Tag Archives: food quotes

Food Quotes – cheese grater

“‘One of the very first things that I joked with Rob (Delaney) about was how, if it wasn’t so hard to get a divorce, I would be divorced,’ (Sharon) Horgan says.  In his standup routine Delaney sometimes equates marriage to ribbing yourself with a cheese grater, rubbing your wife with a cheese grater, and then smashing the exposed flesh, blood, and sinew together so that you heal as a single mutilated being.”

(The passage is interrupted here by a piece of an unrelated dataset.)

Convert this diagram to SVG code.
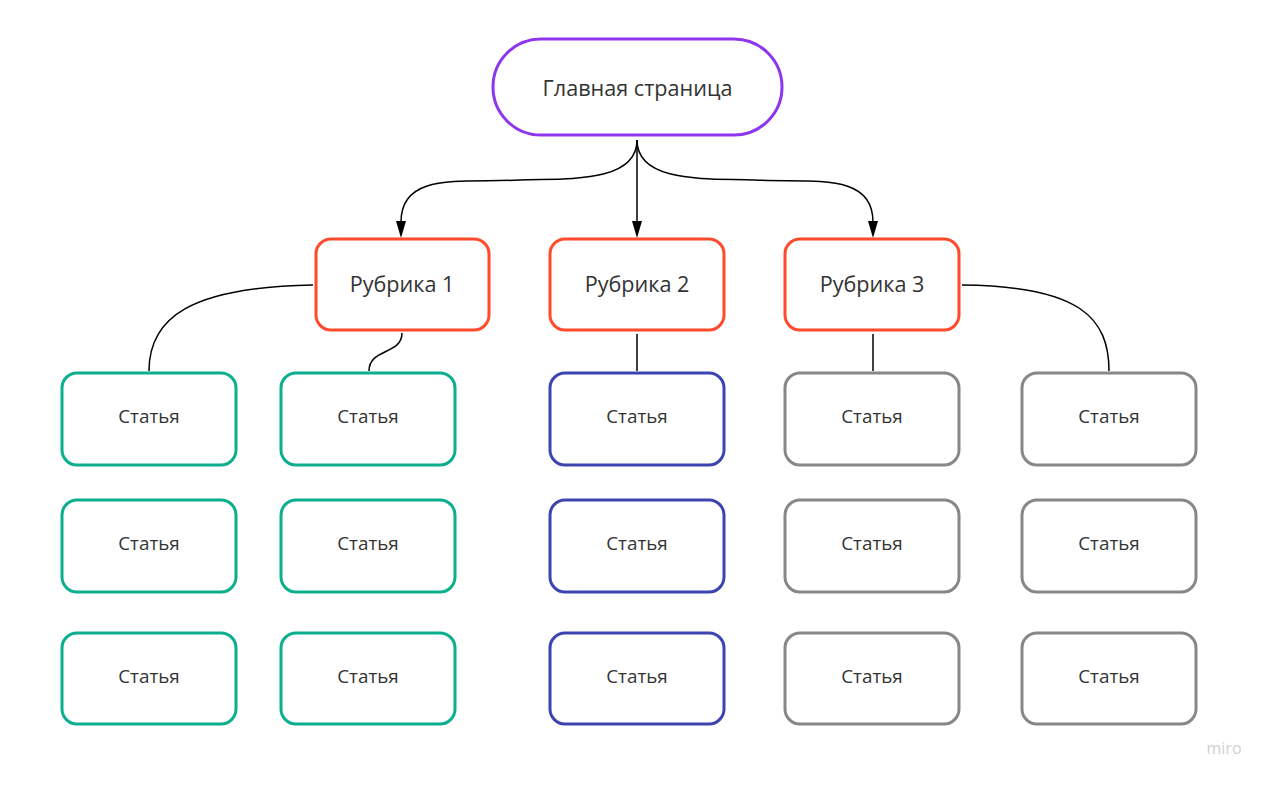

Willa Paskin,  “The Brutal Romantic: Sharon Horgan’s comedy “Catastrophe” offers an unblinking look at coupledom,” The New Yorker, 4/25/16.

Food Quotes — Abbey

“I take my shirt off and hang it over a chair; the sweat-soaked armpits will dry within five minutes, leaving a time of salt along the seams. Hastily I assemble a couple of sandwiches: lettuce, left-over bacon from breakfast, sliced ham, peanut butter, salami, longhorn cheese, cashews, raisins horseradish, anything else that will fit comfortably between two slices of bread – and take the dewy pitcher of juice and hasten outside and through the storm of sunlight over the baking sandstone of the 33,000 acre terrace to the shade and the relative coolness of the ramada.

“The thermometer nailed to a post reads 110 degrees F, but in the shade, with a breeze and almost no humidity, such a temperature is comfortable, even pleasant. I sit down at the table, pull off my boots and socks, dig my toes into the gritty, cleansing sand. Fear no more the heat of the sun. This is comfort. More, this is bliss, pure smug animal satisfaction. I relax beneath the sheltering canopy of juniper boughs and gaze out squinting and blinking at a pink world being sunburned to death.”

Edward Abbey, Desert Solitaire 1968

Food quotes — Mina

I’ve collected a lot of food quotes over the years.   I figured I’d start sharing them here.

This is from a novel I read on vacation:

“He knew a lot of people came to eat here, paid the high prices, because of what was implied by eating in the Paddle Café. Organic, local, farmers’ market. Nose-to-tail. Seasonal. All the hollow pro-words he used to give a fuck about. It was an underground movement when Boyd got into it. At one time he’d cared about it with the same fevered certainty that his minister father had for his faith. Past heresy, his father used to say, was the present orthodoxy: the food revolutionaries now found themselves unwilling high priests of a bland new consensus.”

Demise Mina, Blood Salt Water (An Alex Morrow Novel).